■ Given exercise ■
Find each line holding "this" and copy it out.

■ The data ■
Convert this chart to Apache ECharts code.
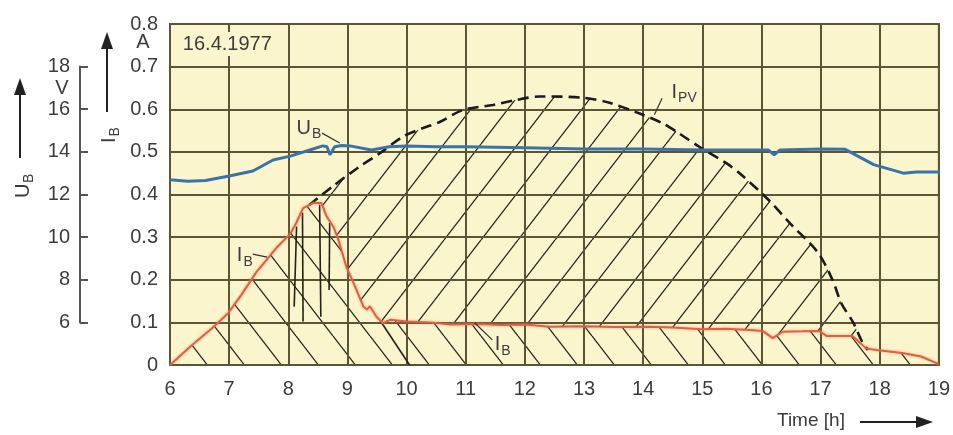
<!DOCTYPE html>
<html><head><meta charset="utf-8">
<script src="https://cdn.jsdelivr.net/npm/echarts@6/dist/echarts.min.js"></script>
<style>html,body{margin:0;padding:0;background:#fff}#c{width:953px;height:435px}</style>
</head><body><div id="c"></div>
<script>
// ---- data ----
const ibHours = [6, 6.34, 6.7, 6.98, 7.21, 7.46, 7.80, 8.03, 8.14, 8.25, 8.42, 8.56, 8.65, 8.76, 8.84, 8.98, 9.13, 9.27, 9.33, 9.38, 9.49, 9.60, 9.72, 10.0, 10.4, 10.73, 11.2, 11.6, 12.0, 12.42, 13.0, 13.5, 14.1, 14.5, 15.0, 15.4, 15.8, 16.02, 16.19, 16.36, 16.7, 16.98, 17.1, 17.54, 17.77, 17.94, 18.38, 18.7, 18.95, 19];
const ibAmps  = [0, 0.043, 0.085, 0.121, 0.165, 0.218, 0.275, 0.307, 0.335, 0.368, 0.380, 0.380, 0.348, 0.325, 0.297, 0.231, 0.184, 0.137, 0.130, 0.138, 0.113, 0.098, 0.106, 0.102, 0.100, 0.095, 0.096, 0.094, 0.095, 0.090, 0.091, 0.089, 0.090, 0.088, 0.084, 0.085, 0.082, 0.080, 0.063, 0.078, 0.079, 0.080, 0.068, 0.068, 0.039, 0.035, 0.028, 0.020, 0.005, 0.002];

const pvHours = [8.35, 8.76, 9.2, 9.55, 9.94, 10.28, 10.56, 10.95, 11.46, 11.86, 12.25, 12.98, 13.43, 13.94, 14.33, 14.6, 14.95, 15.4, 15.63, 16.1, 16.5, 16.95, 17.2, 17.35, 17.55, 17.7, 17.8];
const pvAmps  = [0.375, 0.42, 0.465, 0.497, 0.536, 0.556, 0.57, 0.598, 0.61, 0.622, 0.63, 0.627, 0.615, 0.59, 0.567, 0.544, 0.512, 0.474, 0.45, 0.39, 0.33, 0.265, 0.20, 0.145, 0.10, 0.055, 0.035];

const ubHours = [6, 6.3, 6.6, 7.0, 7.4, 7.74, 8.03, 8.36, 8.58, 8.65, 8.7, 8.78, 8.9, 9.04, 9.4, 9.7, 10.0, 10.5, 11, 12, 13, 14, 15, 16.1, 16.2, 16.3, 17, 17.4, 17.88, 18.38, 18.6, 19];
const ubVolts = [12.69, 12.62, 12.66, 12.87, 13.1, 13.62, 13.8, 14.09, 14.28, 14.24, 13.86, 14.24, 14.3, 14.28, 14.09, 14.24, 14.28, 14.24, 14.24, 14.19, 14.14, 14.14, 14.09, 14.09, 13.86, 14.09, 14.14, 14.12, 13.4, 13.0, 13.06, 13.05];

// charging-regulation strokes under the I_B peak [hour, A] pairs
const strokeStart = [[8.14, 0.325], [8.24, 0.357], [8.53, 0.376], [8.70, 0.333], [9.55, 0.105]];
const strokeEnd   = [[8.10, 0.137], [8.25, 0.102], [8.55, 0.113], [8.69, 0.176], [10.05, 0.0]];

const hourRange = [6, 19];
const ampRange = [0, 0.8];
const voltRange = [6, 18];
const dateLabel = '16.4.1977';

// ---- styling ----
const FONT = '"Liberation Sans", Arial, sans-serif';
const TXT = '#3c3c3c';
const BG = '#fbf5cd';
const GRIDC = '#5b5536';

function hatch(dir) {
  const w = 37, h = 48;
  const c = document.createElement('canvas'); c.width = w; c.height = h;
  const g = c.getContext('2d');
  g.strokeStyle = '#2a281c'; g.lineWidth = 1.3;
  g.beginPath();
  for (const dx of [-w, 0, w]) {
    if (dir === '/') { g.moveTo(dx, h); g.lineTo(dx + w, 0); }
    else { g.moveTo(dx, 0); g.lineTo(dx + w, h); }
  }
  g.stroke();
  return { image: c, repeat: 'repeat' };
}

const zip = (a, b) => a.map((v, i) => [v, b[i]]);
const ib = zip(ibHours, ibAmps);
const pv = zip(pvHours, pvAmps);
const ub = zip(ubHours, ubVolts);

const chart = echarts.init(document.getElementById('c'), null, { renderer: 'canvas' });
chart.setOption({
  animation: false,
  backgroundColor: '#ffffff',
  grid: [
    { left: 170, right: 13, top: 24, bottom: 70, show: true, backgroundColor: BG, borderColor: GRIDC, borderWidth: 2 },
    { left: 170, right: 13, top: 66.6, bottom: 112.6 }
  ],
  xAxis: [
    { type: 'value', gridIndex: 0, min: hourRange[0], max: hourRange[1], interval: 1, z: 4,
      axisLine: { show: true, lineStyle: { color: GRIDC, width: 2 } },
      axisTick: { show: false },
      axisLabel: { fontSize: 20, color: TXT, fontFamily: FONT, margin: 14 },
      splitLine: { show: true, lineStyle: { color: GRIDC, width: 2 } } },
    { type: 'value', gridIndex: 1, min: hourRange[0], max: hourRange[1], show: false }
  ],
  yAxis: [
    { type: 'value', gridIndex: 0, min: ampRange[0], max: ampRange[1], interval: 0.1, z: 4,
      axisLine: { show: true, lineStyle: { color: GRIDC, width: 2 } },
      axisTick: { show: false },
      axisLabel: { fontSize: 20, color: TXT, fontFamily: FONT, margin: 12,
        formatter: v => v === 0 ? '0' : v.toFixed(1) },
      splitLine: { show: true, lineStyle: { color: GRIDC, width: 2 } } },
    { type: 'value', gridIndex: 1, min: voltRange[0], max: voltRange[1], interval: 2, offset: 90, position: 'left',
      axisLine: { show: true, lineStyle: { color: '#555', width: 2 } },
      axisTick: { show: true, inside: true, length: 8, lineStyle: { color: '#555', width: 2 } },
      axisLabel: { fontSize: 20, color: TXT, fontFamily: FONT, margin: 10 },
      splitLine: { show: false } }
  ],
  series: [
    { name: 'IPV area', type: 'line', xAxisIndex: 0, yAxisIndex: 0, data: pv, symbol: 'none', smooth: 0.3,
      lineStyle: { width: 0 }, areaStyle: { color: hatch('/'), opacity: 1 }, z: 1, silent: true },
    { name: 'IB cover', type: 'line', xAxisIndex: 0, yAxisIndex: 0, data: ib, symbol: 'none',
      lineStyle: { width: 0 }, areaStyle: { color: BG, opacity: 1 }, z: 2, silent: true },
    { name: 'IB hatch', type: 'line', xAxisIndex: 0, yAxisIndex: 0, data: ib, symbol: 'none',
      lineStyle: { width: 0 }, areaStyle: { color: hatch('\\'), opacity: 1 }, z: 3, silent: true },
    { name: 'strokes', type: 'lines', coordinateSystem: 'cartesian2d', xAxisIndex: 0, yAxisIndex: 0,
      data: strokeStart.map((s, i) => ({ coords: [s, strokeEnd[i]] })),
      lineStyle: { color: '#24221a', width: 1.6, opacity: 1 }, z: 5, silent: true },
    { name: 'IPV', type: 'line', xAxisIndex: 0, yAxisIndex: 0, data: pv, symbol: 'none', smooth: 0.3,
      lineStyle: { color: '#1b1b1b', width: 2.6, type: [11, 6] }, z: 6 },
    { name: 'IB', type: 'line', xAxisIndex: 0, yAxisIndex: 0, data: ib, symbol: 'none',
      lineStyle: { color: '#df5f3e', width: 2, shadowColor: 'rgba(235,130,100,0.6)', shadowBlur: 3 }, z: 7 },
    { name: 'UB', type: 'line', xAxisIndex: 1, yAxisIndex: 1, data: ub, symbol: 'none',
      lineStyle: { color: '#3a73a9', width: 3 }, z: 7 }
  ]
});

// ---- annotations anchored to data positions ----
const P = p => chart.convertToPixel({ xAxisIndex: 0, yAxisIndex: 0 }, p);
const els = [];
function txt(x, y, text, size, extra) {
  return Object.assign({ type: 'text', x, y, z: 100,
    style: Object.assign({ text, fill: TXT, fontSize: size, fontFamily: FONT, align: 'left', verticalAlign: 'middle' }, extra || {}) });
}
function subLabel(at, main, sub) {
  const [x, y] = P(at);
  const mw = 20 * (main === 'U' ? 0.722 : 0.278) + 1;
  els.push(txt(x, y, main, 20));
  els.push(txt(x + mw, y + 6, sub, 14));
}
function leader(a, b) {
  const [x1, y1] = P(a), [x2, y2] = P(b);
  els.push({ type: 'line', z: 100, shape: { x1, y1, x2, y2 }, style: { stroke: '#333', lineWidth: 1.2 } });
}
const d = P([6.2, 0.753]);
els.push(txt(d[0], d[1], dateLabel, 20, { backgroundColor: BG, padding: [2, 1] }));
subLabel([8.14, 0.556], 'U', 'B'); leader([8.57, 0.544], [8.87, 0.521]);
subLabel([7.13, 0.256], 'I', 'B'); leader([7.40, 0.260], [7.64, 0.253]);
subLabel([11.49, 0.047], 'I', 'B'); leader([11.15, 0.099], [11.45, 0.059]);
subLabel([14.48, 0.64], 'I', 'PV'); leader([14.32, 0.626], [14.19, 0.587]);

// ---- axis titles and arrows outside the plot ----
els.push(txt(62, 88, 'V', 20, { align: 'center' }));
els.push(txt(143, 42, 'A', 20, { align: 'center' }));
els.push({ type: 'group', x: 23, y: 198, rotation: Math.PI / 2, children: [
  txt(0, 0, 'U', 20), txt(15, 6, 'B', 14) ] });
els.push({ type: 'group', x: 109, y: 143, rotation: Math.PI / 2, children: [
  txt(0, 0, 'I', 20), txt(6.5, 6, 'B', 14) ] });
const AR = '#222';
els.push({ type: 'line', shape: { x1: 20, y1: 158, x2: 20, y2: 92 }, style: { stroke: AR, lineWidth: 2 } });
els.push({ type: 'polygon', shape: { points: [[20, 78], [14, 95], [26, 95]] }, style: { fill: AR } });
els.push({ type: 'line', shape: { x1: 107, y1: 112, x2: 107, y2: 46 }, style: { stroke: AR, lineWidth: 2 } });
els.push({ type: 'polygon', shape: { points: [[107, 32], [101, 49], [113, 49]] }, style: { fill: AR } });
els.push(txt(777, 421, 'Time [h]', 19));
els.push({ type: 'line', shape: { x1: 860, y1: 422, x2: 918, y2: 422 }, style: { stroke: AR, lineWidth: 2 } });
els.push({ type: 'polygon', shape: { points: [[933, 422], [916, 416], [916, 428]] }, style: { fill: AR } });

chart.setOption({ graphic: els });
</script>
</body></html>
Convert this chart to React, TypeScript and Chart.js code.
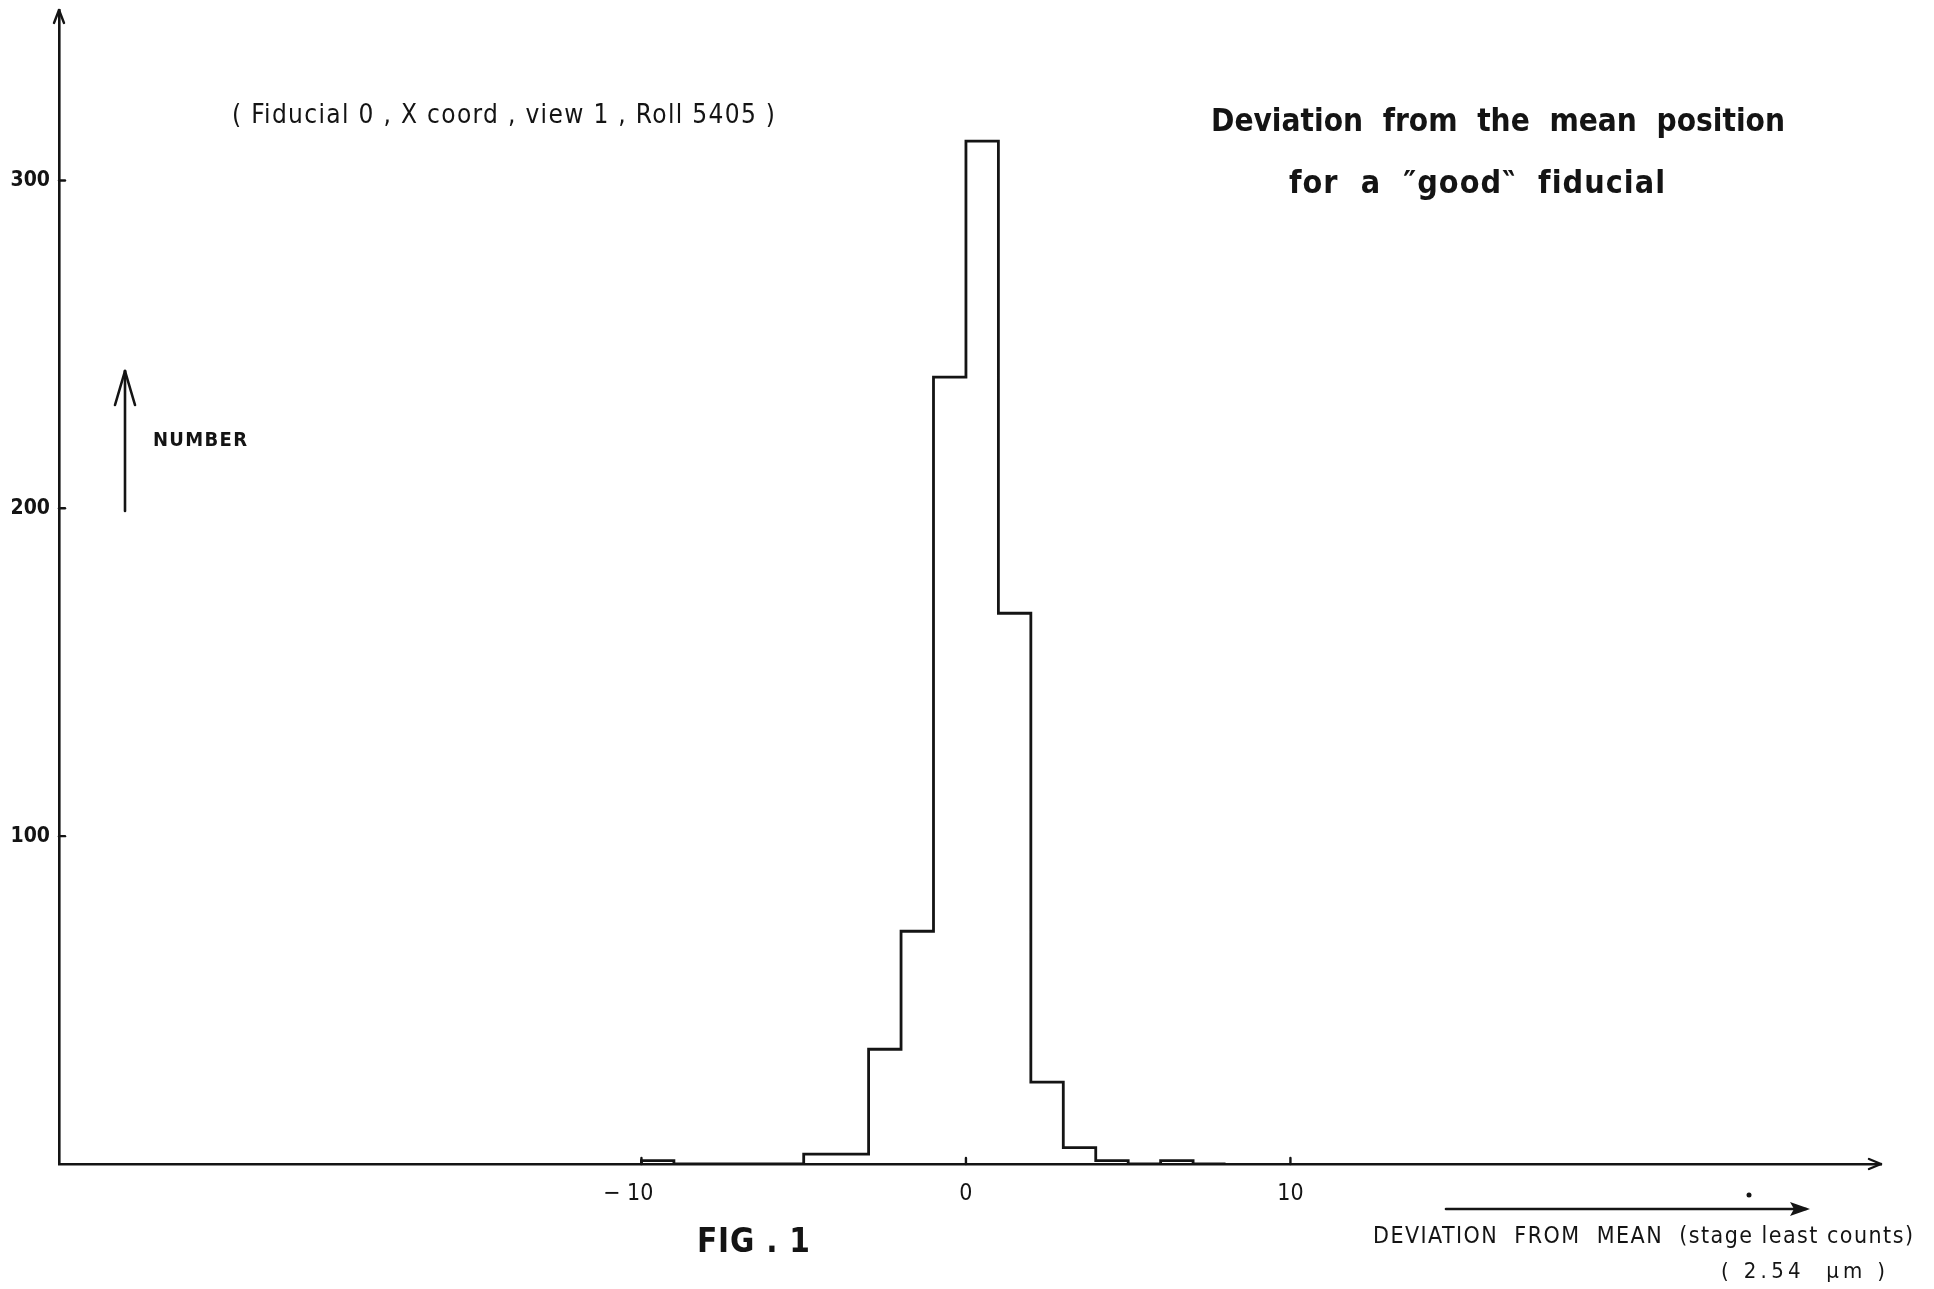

■ Exercise output ■
Convert this chart to Apache ECharts code.
Convert this chart to React, TypeScript and Chart.js code.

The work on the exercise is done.